(Rows from a dataset of charts and code)
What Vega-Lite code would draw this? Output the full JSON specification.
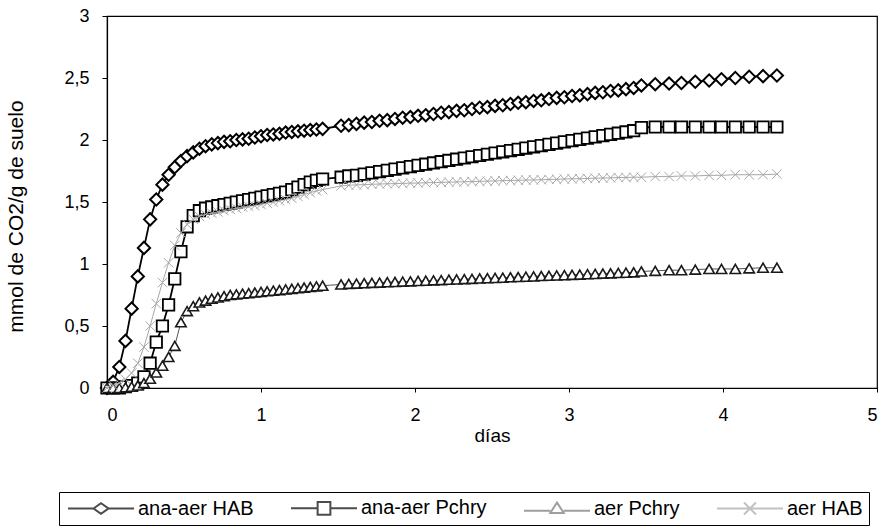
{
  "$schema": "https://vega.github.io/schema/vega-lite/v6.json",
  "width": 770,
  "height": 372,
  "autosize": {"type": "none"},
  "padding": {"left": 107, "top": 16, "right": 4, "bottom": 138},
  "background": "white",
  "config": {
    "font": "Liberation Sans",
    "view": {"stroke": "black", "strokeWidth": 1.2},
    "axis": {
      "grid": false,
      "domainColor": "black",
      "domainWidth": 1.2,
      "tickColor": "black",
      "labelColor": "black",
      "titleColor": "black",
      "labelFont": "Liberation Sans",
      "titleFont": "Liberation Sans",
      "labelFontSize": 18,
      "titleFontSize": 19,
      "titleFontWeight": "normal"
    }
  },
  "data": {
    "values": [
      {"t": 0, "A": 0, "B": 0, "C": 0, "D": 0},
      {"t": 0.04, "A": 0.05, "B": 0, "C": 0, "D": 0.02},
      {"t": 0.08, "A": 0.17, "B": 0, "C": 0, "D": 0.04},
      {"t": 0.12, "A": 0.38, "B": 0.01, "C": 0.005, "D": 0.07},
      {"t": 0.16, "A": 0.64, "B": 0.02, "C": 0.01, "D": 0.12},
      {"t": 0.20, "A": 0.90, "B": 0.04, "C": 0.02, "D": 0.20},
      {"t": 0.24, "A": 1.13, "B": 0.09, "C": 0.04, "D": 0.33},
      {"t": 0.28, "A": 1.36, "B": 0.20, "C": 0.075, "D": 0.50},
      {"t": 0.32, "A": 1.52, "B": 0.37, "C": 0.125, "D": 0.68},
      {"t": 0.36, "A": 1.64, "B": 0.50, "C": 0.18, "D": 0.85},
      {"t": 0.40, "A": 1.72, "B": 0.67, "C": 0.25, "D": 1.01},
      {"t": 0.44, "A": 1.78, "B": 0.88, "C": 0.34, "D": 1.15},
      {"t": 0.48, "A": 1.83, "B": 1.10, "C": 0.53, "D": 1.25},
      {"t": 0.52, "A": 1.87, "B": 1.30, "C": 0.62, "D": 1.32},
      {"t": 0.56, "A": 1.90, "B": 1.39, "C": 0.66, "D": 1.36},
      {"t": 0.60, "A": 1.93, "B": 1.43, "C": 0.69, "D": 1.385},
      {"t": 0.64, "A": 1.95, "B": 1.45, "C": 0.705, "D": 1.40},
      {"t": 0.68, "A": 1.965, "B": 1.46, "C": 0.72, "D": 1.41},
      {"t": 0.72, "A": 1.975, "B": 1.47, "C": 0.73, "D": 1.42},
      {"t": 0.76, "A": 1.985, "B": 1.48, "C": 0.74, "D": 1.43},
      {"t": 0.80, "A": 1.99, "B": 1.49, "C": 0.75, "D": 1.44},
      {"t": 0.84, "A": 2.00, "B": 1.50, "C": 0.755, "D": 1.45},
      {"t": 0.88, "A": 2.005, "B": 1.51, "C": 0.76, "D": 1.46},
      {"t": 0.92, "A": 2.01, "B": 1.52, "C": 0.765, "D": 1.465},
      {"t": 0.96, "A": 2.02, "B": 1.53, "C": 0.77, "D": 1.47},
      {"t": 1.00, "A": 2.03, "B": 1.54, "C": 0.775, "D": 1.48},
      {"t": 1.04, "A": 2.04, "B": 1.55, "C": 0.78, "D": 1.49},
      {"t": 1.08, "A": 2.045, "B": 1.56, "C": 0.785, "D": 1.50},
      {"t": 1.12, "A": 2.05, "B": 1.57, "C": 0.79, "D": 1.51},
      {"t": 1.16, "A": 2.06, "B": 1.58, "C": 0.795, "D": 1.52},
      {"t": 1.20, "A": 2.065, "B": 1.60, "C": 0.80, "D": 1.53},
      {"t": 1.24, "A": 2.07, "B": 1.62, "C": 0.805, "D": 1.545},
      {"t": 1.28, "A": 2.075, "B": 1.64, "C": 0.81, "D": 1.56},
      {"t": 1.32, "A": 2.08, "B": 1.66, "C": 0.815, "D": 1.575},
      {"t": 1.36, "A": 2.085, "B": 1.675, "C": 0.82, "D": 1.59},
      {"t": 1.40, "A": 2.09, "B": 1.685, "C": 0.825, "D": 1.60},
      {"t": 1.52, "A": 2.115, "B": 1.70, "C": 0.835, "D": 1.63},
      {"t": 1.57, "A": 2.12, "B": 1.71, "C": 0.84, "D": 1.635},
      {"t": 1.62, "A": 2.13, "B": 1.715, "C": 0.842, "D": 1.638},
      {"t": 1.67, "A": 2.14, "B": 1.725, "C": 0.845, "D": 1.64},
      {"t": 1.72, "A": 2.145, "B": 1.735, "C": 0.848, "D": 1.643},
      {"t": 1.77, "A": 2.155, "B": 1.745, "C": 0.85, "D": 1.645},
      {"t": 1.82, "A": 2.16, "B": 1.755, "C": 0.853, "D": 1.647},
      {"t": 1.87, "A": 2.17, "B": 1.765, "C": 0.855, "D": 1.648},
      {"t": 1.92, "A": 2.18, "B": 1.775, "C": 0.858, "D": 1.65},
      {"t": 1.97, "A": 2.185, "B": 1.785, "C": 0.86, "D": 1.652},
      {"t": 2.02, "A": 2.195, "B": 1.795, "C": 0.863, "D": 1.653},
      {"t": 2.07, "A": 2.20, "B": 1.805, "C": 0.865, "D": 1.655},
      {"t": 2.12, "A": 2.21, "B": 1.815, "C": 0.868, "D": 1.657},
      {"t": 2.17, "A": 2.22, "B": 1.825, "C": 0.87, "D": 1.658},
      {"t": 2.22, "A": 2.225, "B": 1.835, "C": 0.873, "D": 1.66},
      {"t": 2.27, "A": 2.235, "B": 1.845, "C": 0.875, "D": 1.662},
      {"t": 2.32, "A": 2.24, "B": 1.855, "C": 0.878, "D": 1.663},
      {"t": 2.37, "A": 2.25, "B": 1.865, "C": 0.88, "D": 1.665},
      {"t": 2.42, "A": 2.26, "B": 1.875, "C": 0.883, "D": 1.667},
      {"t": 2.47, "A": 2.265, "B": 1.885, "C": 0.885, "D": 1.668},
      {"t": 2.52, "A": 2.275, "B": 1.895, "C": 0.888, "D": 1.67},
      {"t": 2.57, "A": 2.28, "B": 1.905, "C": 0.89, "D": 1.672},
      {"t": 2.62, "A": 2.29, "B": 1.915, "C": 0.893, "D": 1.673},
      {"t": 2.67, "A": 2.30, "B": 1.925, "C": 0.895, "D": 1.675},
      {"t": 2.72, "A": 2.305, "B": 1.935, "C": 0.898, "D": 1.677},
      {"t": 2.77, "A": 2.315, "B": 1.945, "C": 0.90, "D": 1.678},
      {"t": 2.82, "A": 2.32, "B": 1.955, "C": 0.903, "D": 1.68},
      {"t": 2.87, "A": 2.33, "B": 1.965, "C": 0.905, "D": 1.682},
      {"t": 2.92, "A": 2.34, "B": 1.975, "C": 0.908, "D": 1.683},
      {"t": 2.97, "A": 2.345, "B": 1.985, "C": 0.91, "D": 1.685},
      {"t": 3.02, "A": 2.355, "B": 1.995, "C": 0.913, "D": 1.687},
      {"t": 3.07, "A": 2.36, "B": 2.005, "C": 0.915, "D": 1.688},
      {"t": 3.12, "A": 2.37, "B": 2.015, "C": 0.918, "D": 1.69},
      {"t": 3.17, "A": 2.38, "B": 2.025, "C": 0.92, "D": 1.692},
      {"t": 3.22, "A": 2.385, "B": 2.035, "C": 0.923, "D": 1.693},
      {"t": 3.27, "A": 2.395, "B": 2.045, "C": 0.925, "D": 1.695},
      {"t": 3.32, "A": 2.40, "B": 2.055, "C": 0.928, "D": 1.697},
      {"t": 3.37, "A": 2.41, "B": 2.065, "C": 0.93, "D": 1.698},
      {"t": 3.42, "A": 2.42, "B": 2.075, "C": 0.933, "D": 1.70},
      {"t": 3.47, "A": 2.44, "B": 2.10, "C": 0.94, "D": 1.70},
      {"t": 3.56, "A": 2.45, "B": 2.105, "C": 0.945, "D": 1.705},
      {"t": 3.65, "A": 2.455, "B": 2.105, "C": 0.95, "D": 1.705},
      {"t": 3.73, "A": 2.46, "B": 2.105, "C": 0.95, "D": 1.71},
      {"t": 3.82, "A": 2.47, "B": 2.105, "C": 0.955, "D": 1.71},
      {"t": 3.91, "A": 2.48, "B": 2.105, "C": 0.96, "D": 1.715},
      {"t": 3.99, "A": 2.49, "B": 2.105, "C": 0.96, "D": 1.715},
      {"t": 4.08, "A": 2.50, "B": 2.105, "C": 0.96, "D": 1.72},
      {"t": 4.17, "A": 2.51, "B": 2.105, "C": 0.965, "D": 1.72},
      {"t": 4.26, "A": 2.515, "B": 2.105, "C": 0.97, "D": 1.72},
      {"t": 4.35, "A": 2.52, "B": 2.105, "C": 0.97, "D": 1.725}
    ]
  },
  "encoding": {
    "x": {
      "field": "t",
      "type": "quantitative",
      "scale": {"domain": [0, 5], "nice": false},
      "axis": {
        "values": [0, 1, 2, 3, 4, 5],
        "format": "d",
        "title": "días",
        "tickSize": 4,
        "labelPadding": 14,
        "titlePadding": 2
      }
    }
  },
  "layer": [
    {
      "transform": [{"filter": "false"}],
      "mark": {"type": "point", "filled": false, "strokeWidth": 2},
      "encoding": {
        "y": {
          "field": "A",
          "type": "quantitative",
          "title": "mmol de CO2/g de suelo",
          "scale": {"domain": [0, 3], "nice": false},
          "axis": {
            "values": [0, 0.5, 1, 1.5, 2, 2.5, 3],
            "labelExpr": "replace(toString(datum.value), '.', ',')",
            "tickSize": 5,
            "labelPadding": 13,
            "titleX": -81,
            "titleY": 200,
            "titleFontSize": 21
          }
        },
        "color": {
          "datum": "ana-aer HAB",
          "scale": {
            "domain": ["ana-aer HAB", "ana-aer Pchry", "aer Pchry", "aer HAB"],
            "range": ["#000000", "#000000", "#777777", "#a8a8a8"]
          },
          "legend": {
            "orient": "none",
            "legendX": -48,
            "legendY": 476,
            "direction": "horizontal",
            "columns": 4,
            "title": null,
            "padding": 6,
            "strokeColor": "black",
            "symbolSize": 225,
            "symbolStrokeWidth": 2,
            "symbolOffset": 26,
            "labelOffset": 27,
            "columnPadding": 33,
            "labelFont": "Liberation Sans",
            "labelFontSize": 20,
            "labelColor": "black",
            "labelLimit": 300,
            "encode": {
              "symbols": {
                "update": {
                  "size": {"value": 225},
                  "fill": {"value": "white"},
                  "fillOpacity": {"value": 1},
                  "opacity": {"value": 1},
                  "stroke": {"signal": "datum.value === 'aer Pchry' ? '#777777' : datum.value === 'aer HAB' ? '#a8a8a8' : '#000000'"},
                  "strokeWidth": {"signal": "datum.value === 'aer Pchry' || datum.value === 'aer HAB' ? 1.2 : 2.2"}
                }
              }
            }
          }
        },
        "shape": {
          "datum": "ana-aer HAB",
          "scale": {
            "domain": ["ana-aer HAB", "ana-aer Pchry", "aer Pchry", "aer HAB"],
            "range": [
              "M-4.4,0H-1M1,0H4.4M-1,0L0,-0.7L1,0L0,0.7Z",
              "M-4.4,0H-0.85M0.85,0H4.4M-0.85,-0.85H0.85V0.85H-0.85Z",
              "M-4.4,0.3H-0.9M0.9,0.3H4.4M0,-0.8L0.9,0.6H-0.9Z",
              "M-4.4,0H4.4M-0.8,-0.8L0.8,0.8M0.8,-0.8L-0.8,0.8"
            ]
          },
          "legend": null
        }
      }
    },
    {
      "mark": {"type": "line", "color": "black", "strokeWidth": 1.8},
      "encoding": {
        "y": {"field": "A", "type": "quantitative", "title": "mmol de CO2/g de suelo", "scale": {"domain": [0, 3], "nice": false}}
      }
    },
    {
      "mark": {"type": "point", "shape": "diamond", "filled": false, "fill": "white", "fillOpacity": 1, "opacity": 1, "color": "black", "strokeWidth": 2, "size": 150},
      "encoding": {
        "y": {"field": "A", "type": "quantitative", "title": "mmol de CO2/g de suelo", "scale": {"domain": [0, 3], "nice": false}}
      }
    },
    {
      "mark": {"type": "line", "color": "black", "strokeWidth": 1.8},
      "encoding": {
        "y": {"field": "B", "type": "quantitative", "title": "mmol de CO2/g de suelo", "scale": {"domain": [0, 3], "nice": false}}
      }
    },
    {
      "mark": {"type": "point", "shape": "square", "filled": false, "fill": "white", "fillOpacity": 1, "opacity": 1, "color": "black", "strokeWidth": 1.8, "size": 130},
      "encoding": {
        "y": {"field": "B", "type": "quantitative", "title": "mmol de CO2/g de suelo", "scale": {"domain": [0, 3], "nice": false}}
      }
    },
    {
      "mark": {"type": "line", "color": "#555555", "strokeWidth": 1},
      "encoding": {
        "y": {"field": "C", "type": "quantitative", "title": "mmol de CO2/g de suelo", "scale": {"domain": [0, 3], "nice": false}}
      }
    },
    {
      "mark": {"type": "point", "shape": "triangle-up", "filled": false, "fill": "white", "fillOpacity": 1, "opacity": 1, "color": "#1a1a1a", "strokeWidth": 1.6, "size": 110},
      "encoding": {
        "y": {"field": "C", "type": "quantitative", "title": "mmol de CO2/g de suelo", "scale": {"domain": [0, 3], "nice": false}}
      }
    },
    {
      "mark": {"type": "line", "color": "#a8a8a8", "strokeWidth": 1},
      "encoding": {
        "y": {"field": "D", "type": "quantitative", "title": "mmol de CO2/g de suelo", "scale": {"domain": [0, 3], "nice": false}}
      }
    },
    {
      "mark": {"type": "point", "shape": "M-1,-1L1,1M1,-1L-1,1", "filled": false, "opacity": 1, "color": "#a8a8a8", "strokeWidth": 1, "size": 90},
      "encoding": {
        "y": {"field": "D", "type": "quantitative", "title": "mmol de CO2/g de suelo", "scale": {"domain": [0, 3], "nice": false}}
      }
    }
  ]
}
* * *
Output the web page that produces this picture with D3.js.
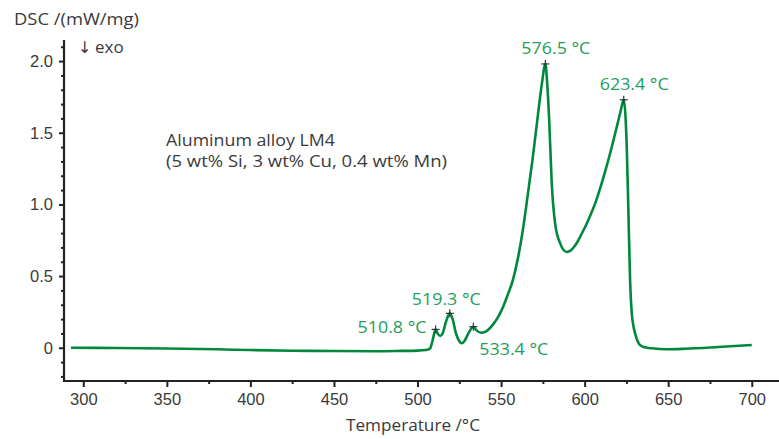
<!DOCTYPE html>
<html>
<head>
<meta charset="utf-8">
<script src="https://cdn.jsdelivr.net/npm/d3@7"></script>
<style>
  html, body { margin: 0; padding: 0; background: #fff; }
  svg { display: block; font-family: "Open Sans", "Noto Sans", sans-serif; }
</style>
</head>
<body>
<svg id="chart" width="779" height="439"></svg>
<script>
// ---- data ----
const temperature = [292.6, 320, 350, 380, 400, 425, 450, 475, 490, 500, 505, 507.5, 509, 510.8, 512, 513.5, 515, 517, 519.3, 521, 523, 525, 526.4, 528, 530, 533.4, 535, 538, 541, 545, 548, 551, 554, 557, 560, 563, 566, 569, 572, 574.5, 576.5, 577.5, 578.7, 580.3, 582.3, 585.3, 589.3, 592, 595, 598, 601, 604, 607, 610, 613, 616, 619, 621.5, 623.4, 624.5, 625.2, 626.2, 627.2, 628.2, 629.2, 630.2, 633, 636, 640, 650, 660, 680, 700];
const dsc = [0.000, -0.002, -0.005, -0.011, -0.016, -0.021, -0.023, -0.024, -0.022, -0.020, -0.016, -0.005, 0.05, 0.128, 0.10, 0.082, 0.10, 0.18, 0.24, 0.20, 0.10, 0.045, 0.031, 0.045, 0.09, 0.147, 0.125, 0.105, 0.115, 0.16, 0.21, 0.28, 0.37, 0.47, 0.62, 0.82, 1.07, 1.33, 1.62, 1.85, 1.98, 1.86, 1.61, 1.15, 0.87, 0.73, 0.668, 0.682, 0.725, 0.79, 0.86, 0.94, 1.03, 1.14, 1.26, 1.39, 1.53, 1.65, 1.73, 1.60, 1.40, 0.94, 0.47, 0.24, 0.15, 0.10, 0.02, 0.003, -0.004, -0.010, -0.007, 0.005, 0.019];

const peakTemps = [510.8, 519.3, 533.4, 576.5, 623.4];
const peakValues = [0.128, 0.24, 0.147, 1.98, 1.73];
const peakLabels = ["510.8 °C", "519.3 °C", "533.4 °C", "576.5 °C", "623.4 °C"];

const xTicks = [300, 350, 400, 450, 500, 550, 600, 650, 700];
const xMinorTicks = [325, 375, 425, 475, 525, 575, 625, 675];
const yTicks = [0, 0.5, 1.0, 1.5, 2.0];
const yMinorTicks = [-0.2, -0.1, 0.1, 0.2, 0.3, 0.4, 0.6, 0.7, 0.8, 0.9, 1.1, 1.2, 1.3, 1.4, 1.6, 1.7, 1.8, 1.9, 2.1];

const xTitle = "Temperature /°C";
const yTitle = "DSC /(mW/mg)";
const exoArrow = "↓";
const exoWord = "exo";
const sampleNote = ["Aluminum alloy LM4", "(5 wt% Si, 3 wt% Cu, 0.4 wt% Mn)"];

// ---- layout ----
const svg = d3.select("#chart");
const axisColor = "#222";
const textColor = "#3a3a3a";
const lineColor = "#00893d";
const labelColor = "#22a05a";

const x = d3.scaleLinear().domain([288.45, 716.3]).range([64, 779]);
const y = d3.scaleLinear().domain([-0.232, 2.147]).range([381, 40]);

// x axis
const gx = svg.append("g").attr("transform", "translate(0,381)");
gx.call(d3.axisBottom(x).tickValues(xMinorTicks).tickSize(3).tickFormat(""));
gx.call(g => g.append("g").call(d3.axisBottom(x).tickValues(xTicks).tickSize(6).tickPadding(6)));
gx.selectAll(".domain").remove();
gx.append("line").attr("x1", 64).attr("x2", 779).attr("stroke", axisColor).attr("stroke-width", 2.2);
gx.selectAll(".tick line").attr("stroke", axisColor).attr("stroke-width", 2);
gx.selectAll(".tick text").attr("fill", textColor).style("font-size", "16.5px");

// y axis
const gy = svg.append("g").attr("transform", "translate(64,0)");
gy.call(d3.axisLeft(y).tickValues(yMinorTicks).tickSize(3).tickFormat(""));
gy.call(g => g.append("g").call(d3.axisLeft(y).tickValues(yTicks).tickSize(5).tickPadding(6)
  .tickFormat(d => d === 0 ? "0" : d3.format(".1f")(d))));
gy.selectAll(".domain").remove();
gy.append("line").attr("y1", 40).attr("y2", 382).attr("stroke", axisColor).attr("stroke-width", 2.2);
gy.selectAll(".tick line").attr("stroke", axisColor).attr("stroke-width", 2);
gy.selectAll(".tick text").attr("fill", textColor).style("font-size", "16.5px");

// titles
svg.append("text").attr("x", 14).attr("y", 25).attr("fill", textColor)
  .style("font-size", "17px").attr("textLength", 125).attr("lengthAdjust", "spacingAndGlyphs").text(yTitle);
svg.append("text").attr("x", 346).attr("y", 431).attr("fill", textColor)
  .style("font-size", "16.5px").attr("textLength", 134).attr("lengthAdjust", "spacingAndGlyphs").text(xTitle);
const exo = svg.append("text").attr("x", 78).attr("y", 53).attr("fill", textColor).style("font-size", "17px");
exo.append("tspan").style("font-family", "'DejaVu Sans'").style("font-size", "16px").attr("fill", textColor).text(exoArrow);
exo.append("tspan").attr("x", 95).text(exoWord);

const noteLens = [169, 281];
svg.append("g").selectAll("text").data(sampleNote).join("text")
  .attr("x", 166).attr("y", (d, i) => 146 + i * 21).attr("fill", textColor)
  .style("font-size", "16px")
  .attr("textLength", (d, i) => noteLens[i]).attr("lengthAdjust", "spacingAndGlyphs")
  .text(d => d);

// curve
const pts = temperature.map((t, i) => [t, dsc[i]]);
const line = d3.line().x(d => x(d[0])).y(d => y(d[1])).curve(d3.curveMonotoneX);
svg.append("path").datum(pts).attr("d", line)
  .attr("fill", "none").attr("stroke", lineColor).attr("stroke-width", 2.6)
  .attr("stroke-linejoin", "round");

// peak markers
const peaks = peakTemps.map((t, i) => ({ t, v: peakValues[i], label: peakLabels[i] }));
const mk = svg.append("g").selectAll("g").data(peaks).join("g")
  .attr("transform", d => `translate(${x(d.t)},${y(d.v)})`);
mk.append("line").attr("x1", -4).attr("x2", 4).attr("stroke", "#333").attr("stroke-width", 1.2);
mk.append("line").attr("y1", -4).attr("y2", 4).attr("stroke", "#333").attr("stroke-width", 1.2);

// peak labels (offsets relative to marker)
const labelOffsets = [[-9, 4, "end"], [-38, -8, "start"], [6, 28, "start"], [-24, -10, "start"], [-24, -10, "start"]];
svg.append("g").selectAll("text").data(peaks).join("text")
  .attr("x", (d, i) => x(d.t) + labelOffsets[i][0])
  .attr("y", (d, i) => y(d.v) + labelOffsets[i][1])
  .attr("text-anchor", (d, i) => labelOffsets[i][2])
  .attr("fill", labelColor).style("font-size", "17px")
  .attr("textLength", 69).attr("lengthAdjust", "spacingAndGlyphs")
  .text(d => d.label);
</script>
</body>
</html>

**Instructions to follow**
Repeat exactly, and only, the lines from the one containing "Output the web" through the one containing "-0.007, 0.005, 0.019];", both included, without the pictures.

**Response below**
Output the web page that produces this picture with D3.js.
<!DOCTYPE html>
<html>
<head>
<meta charset="utf-8">
<script src="https://cdn.jsdelivr.net/npm/d3@7"></script>
<style>
  html, body { margin: 0; padding: 0; background: #fff; }
  svg { display: block; font-family: "Open Sans", "Noto Sans", sans-serif; }
</style>
</head>
<body>
<svg id="chart" width="779" height="439"></svg>
<script>
// ---- data ----
const temperature = [292.6, 320, 350, 380, 400, 425, 450, 475, 490, 500, 505, 507.5, 509, 510.8, 512, 513.5, 515, 517, 519.3, 521, 523, 525, 526.4, 528, 530, 533.4, 535, 538, 541, 545, 548, 551, 554, 557, 560, 563, 566, 569, 572, 574.5, 576.5, 577.5, 578.7, 580.3, 582.3, 585.3, 589.3, 592, 595, 598, 601, 604, 607, 610, 613, 616, 619, 621.5, 623.4, 624.5, 625.2, 626.2, 627.2, 628.2, 629.2, 630.2, 633, 636, 640, 650, 660, 680, 700];
const dsc = [0.000, -0.002, -0.005, -0.011, -0.016, -0.021, -0.023, -0.024, -0.022, -0.020, -0.016, -0.005, 0.05, 0.128, 0.10, 0.082, 0.10, 0.18, 0.24, 0.20, 0.10, 0.045, 0.031, 0.045, 0.09, 0.147, 0.125, 0.105, 0.115, 0.16, 0.21, 0.28, 0.37, 0.47, 0.62, 0.82, 1.07, 1.33, 1.62, 1.85, 1.98, 1.86, 1.61, 1.15, 0.87, 0.73, 0.668, 0.682, 0.725, 0.79, 0.86, 0.94, 1.03, 1.14, 1.26, 1.39, 1.53, 1.65, 1.73, 1.60, 1.40, 0.94, 0.47, 0.24, 0.15, 0.10, 0.02, 0.003, -0.004, -0.010, -0.007, 0.005, 0.019];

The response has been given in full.